- Born: 19 July 1991 (age 35) Baku, Azerbaijan

Gymnastics career
- Discipline: Rhythmic gymnastics
- Medal record
World Championships
| Bronze medal – third place | 2007 Patras | Team |
| Bronze medal – third place | 2009 Mie | Team |
European Championships
| Silver medal – second place | 2009 Baku | Team |
| Bronze medal – third place | 2007 Baku | Team |

= Zeynab Javadli =

Azerbaijani rhythmic gymnast

Zeynab Javadli (Zeynəb Cavadlı; born 19 July 1991) is an Azerbaijani former rhythmic gymnast. She is a two-time World Championship team bronze medalist and a European Championship team silver medalist.

== Career ==
Javadli was born in Baku. She represented Azerbaijan in rhythmic gymnastics and competed in individual and team events. At the 2007 World Rhythmic Gymnastics Championships in Patras, she was part of the Azerbaijani team that won the bronze medal in the team competition.

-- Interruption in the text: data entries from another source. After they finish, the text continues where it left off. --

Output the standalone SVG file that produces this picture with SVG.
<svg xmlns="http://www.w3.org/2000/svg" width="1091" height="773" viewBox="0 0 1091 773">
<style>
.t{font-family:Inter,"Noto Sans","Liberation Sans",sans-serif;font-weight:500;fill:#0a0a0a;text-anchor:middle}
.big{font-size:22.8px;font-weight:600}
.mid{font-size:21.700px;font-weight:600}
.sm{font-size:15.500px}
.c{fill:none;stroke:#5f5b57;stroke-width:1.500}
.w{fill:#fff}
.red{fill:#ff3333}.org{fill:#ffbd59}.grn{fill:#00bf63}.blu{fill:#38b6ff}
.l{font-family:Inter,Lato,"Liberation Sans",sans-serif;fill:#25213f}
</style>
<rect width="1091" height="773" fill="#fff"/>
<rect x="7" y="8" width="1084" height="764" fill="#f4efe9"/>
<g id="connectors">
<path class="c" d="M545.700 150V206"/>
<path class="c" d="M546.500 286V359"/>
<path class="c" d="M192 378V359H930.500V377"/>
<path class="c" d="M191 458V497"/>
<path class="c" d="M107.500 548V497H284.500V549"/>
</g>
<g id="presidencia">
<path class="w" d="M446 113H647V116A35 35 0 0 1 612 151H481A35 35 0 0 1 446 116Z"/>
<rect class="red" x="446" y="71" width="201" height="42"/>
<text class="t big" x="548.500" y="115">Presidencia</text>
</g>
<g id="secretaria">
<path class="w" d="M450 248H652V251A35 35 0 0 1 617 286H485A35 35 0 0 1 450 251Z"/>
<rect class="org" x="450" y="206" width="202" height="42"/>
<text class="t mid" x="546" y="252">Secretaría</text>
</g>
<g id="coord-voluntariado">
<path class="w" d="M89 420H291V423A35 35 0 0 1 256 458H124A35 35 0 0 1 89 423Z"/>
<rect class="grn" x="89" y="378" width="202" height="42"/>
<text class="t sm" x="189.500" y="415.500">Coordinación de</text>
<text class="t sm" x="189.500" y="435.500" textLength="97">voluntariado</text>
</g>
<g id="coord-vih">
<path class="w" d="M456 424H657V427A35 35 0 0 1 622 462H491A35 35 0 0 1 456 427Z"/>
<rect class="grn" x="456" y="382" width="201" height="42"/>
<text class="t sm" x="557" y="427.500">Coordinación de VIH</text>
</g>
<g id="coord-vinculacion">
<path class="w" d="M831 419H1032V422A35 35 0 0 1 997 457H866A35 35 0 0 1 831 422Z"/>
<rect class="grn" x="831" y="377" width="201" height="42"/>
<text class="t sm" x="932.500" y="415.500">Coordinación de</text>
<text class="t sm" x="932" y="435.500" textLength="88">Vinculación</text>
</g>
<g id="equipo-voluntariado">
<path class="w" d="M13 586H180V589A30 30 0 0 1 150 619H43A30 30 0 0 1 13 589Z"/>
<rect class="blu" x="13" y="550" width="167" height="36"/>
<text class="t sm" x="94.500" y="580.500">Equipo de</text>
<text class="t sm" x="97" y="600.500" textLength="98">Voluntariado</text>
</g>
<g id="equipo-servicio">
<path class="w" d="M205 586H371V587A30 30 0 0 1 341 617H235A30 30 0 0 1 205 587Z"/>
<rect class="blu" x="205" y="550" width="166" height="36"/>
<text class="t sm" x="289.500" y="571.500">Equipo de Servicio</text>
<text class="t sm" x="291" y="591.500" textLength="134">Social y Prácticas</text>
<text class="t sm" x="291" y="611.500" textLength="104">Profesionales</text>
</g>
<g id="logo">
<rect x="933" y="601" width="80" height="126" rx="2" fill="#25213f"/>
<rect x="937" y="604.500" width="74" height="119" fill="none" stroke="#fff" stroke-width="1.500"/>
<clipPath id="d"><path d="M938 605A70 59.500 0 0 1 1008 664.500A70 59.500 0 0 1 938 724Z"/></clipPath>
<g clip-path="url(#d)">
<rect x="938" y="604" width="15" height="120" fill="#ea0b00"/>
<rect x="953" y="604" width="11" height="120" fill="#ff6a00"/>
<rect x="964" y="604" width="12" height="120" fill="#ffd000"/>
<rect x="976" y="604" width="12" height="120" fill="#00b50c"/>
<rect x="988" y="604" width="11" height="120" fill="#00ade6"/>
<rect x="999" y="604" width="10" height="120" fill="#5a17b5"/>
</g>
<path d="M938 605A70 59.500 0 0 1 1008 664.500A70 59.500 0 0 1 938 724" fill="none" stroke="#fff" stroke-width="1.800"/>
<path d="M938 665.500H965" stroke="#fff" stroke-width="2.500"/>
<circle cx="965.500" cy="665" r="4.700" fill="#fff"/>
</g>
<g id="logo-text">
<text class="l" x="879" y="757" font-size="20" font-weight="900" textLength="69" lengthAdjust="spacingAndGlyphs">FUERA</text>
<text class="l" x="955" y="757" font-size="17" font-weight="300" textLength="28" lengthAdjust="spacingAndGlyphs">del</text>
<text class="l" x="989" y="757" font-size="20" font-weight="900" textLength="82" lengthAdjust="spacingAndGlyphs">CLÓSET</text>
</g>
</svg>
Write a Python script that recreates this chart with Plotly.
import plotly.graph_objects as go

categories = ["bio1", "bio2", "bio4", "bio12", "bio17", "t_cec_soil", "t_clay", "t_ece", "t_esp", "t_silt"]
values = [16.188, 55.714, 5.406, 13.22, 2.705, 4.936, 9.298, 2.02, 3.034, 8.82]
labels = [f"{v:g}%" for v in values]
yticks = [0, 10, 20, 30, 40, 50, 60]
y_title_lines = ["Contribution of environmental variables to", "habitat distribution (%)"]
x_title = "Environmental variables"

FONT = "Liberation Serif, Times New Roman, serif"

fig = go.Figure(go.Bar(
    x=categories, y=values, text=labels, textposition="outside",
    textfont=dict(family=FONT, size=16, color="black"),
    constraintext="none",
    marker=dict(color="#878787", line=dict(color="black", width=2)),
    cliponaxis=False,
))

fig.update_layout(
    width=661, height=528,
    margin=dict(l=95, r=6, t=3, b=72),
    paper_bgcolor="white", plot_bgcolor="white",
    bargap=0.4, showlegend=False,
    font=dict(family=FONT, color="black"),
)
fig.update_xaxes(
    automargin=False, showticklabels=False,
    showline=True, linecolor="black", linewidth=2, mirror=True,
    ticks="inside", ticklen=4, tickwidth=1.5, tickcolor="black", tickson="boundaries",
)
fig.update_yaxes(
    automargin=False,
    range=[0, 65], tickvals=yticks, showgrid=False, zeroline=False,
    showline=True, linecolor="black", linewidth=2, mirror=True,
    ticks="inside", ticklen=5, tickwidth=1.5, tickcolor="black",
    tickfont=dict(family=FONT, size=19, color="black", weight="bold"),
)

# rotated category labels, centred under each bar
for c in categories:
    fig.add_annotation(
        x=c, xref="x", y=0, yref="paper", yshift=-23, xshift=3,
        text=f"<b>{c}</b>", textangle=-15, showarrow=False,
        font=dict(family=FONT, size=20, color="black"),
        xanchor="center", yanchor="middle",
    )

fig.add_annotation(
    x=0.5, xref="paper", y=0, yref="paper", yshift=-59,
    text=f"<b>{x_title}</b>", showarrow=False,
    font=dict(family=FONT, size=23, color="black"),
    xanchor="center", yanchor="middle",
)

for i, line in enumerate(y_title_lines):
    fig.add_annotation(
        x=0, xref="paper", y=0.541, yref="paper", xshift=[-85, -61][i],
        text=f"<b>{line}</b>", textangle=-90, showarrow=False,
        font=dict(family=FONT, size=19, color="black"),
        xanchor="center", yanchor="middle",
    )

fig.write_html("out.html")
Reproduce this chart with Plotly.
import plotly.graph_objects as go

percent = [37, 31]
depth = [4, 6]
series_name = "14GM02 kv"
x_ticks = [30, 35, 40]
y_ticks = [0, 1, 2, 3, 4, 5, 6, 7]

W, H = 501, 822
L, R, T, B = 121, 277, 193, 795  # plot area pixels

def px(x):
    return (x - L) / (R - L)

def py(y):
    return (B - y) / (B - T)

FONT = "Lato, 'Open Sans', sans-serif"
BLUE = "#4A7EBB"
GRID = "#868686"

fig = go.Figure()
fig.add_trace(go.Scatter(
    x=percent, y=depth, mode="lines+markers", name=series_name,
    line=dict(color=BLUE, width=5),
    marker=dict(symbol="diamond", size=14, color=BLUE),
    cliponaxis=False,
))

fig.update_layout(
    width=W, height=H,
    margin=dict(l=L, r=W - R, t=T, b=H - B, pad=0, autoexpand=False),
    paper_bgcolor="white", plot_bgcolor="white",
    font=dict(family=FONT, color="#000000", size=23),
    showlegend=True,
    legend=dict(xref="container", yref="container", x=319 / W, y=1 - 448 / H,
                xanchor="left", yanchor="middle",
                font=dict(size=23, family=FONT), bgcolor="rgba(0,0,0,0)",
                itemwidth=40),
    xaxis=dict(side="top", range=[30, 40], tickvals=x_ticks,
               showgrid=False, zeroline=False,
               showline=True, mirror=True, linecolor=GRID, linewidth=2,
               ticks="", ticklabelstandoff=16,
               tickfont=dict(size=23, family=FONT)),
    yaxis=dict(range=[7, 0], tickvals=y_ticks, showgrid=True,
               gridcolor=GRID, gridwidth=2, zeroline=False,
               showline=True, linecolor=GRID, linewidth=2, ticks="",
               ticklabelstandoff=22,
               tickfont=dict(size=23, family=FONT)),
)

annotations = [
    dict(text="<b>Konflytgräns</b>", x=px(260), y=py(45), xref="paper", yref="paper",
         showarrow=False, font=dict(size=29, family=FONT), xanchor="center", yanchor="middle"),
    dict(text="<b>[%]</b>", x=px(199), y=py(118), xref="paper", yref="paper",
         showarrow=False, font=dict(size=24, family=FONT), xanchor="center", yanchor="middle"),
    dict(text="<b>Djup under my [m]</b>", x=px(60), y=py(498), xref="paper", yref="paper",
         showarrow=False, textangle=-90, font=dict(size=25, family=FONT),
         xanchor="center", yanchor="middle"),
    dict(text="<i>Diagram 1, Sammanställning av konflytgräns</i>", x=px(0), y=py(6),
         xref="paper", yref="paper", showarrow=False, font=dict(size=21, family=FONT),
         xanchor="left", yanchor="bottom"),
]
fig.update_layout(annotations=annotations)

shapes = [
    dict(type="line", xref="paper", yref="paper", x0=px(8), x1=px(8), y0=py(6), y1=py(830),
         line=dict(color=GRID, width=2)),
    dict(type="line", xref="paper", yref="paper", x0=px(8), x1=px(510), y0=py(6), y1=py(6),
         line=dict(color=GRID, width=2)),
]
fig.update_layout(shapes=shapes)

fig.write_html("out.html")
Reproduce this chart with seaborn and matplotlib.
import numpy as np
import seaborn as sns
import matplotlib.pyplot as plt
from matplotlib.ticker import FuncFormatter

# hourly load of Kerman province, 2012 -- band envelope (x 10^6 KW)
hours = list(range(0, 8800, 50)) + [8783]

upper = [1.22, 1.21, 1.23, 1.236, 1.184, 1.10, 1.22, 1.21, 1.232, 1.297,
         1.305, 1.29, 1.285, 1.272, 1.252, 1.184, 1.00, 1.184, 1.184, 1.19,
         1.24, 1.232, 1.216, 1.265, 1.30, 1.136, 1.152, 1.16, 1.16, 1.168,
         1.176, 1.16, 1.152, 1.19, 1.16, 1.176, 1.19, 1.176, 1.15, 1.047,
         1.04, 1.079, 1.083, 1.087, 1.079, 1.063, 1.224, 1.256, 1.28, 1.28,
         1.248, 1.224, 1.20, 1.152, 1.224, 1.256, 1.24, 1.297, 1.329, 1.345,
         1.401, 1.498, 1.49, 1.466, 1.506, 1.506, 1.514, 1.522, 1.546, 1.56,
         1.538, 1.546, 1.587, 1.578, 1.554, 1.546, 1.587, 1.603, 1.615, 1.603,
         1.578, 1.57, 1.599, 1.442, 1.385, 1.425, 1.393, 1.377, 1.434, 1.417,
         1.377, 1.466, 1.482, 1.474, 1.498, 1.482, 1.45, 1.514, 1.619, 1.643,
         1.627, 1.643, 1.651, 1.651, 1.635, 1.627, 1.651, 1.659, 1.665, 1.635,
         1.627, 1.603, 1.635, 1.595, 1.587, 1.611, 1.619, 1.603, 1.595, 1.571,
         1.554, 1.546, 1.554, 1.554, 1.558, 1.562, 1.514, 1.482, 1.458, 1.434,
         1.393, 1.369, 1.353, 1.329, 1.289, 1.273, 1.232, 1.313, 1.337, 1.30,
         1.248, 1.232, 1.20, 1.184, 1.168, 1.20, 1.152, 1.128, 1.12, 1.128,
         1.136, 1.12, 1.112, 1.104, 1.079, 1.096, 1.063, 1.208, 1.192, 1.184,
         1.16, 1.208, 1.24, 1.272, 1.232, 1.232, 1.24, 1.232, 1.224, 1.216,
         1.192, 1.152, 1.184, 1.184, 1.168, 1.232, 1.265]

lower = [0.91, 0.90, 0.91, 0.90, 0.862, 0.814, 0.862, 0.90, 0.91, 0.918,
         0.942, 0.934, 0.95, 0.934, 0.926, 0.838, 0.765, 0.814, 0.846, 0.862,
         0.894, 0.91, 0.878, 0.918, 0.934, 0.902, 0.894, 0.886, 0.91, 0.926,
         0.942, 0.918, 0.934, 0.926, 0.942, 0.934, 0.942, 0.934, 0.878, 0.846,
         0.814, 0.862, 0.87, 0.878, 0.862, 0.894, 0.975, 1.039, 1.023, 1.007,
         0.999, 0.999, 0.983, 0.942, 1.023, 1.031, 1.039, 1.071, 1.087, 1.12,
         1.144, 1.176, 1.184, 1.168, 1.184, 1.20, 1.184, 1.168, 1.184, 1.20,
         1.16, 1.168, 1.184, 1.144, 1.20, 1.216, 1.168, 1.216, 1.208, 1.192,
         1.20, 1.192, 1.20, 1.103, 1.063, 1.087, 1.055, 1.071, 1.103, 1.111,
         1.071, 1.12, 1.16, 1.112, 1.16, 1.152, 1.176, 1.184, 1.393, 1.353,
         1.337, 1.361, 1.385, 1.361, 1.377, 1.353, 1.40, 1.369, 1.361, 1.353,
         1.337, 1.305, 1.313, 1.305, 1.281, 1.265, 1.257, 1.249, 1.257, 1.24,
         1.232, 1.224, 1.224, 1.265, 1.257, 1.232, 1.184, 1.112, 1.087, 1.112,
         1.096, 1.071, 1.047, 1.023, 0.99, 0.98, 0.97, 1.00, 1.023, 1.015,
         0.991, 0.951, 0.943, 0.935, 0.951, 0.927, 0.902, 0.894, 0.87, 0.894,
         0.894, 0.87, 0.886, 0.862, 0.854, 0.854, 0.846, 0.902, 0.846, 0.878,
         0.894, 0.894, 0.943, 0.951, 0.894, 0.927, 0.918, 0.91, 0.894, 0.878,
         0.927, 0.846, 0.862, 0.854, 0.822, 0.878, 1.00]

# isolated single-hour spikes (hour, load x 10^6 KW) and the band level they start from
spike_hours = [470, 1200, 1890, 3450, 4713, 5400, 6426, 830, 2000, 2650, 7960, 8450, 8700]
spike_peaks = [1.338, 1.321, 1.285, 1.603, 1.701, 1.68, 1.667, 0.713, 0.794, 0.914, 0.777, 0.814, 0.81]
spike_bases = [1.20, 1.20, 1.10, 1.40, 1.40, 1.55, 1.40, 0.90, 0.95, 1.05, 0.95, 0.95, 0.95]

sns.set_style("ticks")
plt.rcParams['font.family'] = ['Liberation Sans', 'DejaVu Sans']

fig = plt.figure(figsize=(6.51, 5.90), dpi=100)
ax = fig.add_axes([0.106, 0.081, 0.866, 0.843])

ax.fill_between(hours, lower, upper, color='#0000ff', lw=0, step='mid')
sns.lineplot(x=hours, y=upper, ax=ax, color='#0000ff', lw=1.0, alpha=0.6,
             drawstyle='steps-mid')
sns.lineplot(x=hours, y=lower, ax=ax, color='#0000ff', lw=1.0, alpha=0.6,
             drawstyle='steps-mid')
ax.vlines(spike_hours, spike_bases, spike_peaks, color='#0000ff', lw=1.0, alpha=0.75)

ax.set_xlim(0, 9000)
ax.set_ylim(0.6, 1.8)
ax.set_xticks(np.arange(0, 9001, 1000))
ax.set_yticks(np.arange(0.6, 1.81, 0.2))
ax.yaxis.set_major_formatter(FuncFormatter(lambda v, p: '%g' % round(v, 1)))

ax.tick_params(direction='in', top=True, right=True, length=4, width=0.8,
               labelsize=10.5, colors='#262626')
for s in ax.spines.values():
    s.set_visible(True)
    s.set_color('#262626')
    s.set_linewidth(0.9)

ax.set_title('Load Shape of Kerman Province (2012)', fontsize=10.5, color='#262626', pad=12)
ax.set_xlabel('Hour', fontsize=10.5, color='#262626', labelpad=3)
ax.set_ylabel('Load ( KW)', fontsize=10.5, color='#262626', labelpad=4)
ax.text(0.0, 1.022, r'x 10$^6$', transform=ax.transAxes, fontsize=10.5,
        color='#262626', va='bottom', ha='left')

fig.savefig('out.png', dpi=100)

At the 2009 World Rhythmic Gymnastics Championships in Mie, Japan, Javadli again won team bronze with Azerbaijan. She also placed 29th in the individual all-around qualification, with apparatus qualification placements of 30th in rope, 28th in hoop, 60th in ball and 25th in ribbon. At the 2009 Rhythmic Gymnastics European Championships in Baku, she was a member of the Azerbaijani team that won the silver medal.

In 2011, Javadli won bronze medals in ball and clubs at the Baltic Hoop tournament in Riga, and placed fourth in the all-around. She was also named "Miss Elegance" and "Miss Sympathy" at the tournament. At the 2011 World Rhythmic Gymnastics Championships in Montpellier, she finished 29th in the individual all-around qualification and was part of the Azerbaijani team that placed fourth.

Javadli married Sheikh Saeed bin Maktoum bin Rashid Al Maktoum, a nephew of Dubai ruler Mohammed bin Rashid Al Maktoum, in 2015. The couple divorced in 2019.

In October 2022, Javadli appealed to the United Nations Human Rights Council regarding the custody dispute.

In June 2026, Dubai Public Prosecution stated that Javadli had been taken into custody following a complaint filed by Sheikh Saeed in connection with the ongoing custody proceedings. According to Sheikh Saeed's lawyer, custody of the children had been awarded to him in 2022 and the decision was subsequently upheld by a higher court in Dubai.

On 7 June 2026, Dubai Public Prosecution stated that Javadli had been released on bail following questioning in connection with the investigation.